Relative to the macro-headwind and input cost headwinds that are re-fracturing the business models of those less well placed in the western auto-sector (especially GM Opel), FMC itself is undoubtedly a lead western volume manufacturer. It right-sizing and pertinent product re-invention depicts a simple, well positioned business model which will provide the ongoing traction necessary to produce improved per unit margins, so RoS and thus RoI & RoE for creditors and equity-holders alike.

However, newly emerged testing market conditions may see revenue growth slow over Q3 2010 and that in turn may have FMC 'treading water' a while longer regards its current sub investment grade credit-rating, unless the Board decides that the reality of its internal – possibly partially hidden – strength allows it to pay down debt from its liquidity cushion – effectively turning over lending sources to pay Peter from Paul.

More likely is maintained liquidity levels given the seemingly ever ongoing recognition that this is the prime investor indicator of a defensively run yet possibly opportunistic company.

[NB investment-auto-motives sees a possible scenario emerging where Ford and FIAT vie or co-operate to purchase the Microsoft Auto rights; given respective MyFord and Blue&Me in-car systems interests, both presumably keeping close eye on each others level of product integration]

But ultimately FMC is, whilst still a large organism, structurally nimbler and simpler than many of its peers, and can focus management on extracting yet greater value from scale and cost leverage to battle near-term headwind concerns on input costs; a reality even in this supposed era of deflation.

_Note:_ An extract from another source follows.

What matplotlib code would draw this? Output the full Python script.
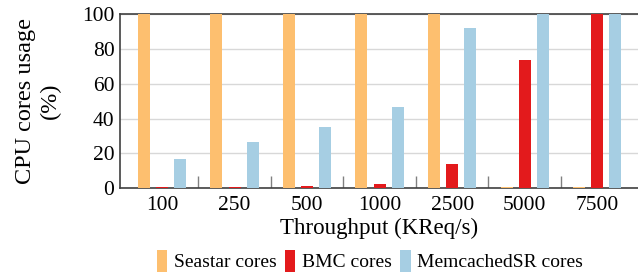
import matplotlib
matplotlib.use("Agg")
import matplotlib.pyplot as plt
import numpy as np

categories = ["100", "250", "500", "1000", "2500", "5000", "7500"]
seastar = [100, 100, 100, 100, 100, 0.5, 0.5]
bmc = [0.5, 0.5, 1.0, 2.1, 13.8, 73.4, 100]
memcached = [16.7, 26.4, 35.0, 46.5, 92.0, 100, 100]
series_names = ["Seastar cores", "BMC cores", "MemcachedSR cores"]
colors = ["#FDBF6F", "#E31A1C", "#A6CEE3"]

plt.rcParams['font.family'] = ['Liberation Serif', 'DejaVu Serif']

fig = plt.figure(figsize=(6.38, 2.77), dpi=100)
ax = fig.add_axes([0.188, 0.321, 0.812, 0.628])

n = len(categories)
period = 4
base = np.arange(n) * period
width = 0.66
for j, (vals, name, c) in enumerate(zip([seastar, bmc, memcached], series_names, colors)):
    ax.bar(base + j, vals, width=width, color=c, label=name, zorder=3, linewidth=0)

# group separators
seps = base[:-1] + 3
ax.vlines(seps, 0, 7, color="#808080", linewidth=1.0, zorder=2)

ax.set_xlim(-1.32, (n - 1) * period + 2 + 1.25)
ax.set_ylim(0, 100)
ax.set_xticks(base + 1)
ax.set_xticklabels(categories, fontsize=15.5)
ax.tick_params(axis='x', length=0, pad=6)
ax.set_yticks([0, 20, 40, 60, 80, 100])
ax.tick_params(axis='y', labelsize=15.5, length=0, pad=4)
ax.yaxis.grid(True, color="#d8d8d8", linewidth=1.0, zorder=0)
ax.set_axisbelow(True)
for s in ["top", "bottom", "left"]:
    ax.spines[s].set_color("#404040")
    ax.spines[s].set_linewidth(1.2)
ax.spines["right"].set_visible(False)

ax.set_xlabel("Throughput (KReq/s)", fontsize=16.5, labelpad=2)
ax.set_ylabel("CPU cores usage\n(%)", fontsize=17.5, labelpad=15, linespacing=1.25)

fig.legend(loc="center", bbox_to_anchor=(0.58, 0.058), ncol=3, frameon=False,
           fontsize=14, handlelength=0.55, handleheight=1.3, handletextpad=0.35,
           columnspacing=0.4, borderpad=0, borderaxespad=0)

fig.savefig("out.png", dpi=100)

Longer term FMC is headed toward evolving into a different beast that sits higher up the value chain, and it is a combination of present relative simplicity, global reach and long-term technical value generation that maintains investor belief. So though it carries a heavy back-pack it is lean, fit and headed in the right strategic direction – and that is what puts it ahead of the remainder of the mass market pack.